We are a stress case. We have more stimulation then ever. More noise, more lights, more motion infront of our face. We are more fed, less nourished and mostly mis in formed. We are rich in all we have but everyone is poor by social standards. We are knowledgeable of such profound understanding of the working of the universe but so utter ignorant out of shape to the inner workings of love, peace or faith.
This, and a bunch of other things that I could go on about, makes any sane person anxious, depressed or angry. Most people I meet struggle with these issues. I work at a mental hospital that has a great deal of labels of depression or anxiety. Maybe we alsways felt this way as a species.... I dont think so.
I think we are getting tired. Which is a good sign. Might be the start of a change. I know it was for me.
"Life sucks"
"Life is too much, holly shit it is too much"
then is went to
"Life sucks, Im tired of being stressed out."
then my head echoed
"You know what. I have had it, I quit, I give up. Im going to kill myself if I keep living this way. So before I leave this world I am going to start to do what I want. A farewell party"

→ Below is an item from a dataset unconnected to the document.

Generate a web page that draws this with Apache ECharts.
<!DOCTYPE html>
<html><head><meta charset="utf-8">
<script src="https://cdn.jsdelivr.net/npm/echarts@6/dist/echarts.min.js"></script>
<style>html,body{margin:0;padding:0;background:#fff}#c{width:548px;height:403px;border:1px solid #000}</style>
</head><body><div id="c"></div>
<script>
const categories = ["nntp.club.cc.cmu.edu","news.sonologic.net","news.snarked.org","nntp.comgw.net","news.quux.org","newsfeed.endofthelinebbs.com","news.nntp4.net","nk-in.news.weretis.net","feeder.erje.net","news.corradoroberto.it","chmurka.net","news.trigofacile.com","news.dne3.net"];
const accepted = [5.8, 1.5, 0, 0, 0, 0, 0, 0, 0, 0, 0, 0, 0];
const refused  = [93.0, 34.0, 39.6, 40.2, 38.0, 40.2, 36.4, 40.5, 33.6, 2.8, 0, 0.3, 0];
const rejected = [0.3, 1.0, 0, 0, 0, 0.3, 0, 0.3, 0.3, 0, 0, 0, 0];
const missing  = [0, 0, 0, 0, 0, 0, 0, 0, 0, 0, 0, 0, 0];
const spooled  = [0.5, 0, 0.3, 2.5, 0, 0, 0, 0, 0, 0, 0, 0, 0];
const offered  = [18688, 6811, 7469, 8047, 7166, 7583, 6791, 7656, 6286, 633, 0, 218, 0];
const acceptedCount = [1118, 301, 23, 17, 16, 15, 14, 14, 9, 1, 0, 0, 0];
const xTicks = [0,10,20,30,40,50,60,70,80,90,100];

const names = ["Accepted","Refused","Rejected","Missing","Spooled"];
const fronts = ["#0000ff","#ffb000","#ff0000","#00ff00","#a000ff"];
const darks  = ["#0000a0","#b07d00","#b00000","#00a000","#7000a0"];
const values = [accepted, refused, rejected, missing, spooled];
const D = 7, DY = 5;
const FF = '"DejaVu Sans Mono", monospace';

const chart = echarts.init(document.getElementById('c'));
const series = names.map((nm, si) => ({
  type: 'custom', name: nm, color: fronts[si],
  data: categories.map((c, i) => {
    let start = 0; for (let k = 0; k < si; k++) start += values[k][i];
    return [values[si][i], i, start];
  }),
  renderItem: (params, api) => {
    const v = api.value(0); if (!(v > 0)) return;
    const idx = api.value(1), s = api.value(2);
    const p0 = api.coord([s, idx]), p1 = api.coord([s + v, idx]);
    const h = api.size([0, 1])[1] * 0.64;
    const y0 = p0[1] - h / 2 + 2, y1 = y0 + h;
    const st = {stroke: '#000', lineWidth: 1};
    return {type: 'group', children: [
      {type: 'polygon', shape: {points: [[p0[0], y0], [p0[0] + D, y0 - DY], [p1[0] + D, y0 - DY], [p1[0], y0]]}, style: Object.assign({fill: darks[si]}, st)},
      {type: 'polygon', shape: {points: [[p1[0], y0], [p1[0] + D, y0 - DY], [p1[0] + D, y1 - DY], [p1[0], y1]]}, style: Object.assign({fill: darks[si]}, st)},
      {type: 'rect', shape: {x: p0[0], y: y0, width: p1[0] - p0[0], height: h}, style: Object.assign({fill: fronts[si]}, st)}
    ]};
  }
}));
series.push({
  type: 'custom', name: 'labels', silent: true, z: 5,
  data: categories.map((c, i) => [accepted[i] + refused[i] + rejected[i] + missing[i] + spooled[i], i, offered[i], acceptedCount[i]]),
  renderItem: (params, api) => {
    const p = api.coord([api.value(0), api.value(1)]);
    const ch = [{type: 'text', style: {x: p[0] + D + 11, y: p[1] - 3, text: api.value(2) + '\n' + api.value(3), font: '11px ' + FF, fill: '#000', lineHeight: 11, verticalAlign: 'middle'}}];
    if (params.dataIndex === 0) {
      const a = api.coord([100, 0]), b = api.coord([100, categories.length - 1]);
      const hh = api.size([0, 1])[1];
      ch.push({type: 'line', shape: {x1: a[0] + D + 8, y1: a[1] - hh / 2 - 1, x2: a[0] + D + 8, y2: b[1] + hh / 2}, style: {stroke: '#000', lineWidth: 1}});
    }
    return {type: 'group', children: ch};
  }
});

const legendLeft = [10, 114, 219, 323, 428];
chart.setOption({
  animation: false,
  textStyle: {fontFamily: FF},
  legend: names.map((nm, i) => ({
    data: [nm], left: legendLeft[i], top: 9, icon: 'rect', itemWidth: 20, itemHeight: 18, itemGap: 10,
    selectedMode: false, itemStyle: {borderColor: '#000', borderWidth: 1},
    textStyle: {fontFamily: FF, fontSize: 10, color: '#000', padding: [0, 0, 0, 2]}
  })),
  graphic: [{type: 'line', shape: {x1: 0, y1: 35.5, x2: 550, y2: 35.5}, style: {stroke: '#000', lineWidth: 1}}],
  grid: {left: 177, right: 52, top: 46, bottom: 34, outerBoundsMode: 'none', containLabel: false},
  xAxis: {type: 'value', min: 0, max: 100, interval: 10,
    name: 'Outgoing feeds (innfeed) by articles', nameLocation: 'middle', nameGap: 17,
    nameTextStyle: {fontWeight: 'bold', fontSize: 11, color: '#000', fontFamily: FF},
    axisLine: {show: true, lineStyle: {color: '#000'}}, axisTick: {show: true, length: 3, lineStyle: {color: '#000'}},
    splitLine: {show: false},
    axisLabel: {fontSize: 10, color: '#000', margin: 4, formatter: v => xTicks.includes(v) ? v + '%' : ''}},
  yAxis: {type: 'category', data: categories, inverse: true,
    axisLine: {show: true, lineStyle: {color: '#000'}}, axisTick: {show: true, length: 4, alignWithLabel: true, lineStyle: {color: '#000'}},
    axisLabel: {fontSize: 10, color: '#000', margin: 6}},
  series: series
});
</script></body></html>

Then i had the conversation of
"Well what do I want to do then? What do I really want to do.... I want to be in love. Check. I want to be loved. Check. I want to have more free time. Check. I want to be challenged with something I love..... Check....."
Now I hear
"Holly shit, this is fun. I no longer think about what others think, I just manifest. WHy not. I am going to manifest a great life. A fuckign great life..... Here I go...... "
I am not naive. It is a lot of work. I still feel like shit most days. But i have learned to appreciate what I have created. What I do have. Give voice to the yesses and less to the nos.
I am starting to recognize that happiness is not in habits of what we do, but in how well we practice appreciation.
I practice appreciation.
and I appreciate you taking the time to read this post.